El gran reto que tiene hoy el feminismo es escapar, como se escapa de las trampas, de los posibles repliegues identitarios que amenazan con desactivarlo. Rebelarnos contra el solipsismo y la fragmentación, contra las formas de subjetividad neoliberal y contra la política de «qué hay de lo mío», pasa por poner un poco más en duda quiénes somos y abandonar la búsqueda de los verdaderos sujetos. Cuanto más dedicado está un movimiento a patrullar las fronteras de su sujeto menos capacidad de transformar el mundo tiene. Necesitamos reconquistar para las izquierdas la certeza de que las diferencias que nos separan de los otros no son abismos infranqueables, que podemos construir proyectos políticos basados no en lo que somos, sino en el mundo que queremos. La trampa de la que tenemos que escapar es la de la identidad, y desactivarla pasa por hacer política no sobre los agravios compartidos, sino a partir de los deseos comunes. Para ese proyecto político el feminismo puede ser una oportunidad llena de promesas para todos y para todas.

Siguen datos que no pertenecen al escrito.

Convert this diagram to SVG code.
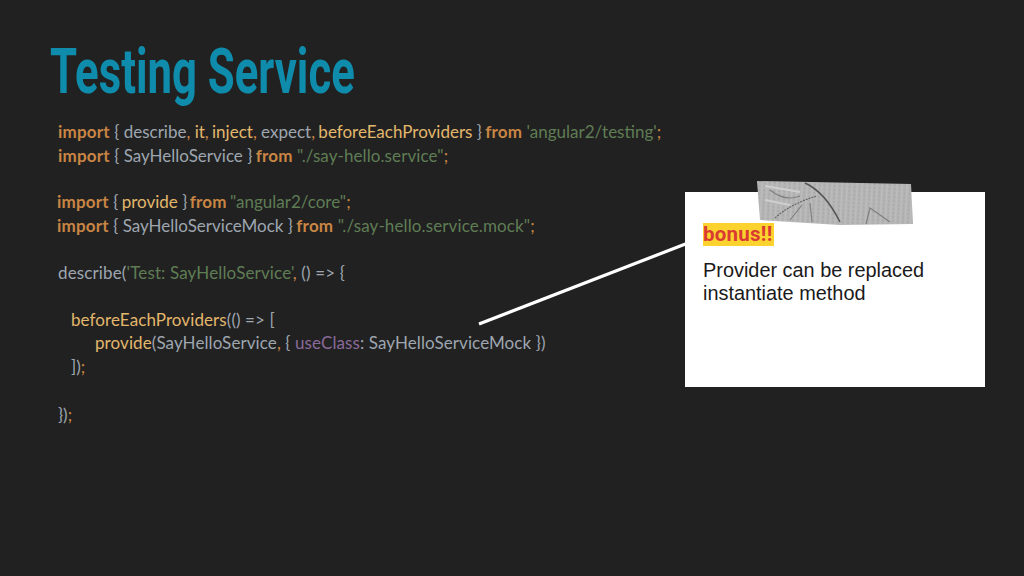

Pero únicamente lo será si escapa a lo que esperan del feminismo no solo las feministas que patrullan las fronteras del feminismo y reparten carnés de entrada, no solo los obrerismos que recuerdan con nostalgia supuestas luchas más verdaderas y esenciales, sino también toda esa reacción de la ultraderecha que recluta a hombres asustados y describe al feminismo como un lobby que representa solo los intereses de una parte.

El feminismo únicamente conseguirá ser radicalmente transformador si se hace cargo de las batallas que la izquierda tiene que librar hoy para el 99% y si deja atrás los peores errores del marxismo más dogmático y las trampas del izquierdismo, es decir, si no solo es para las mujeres.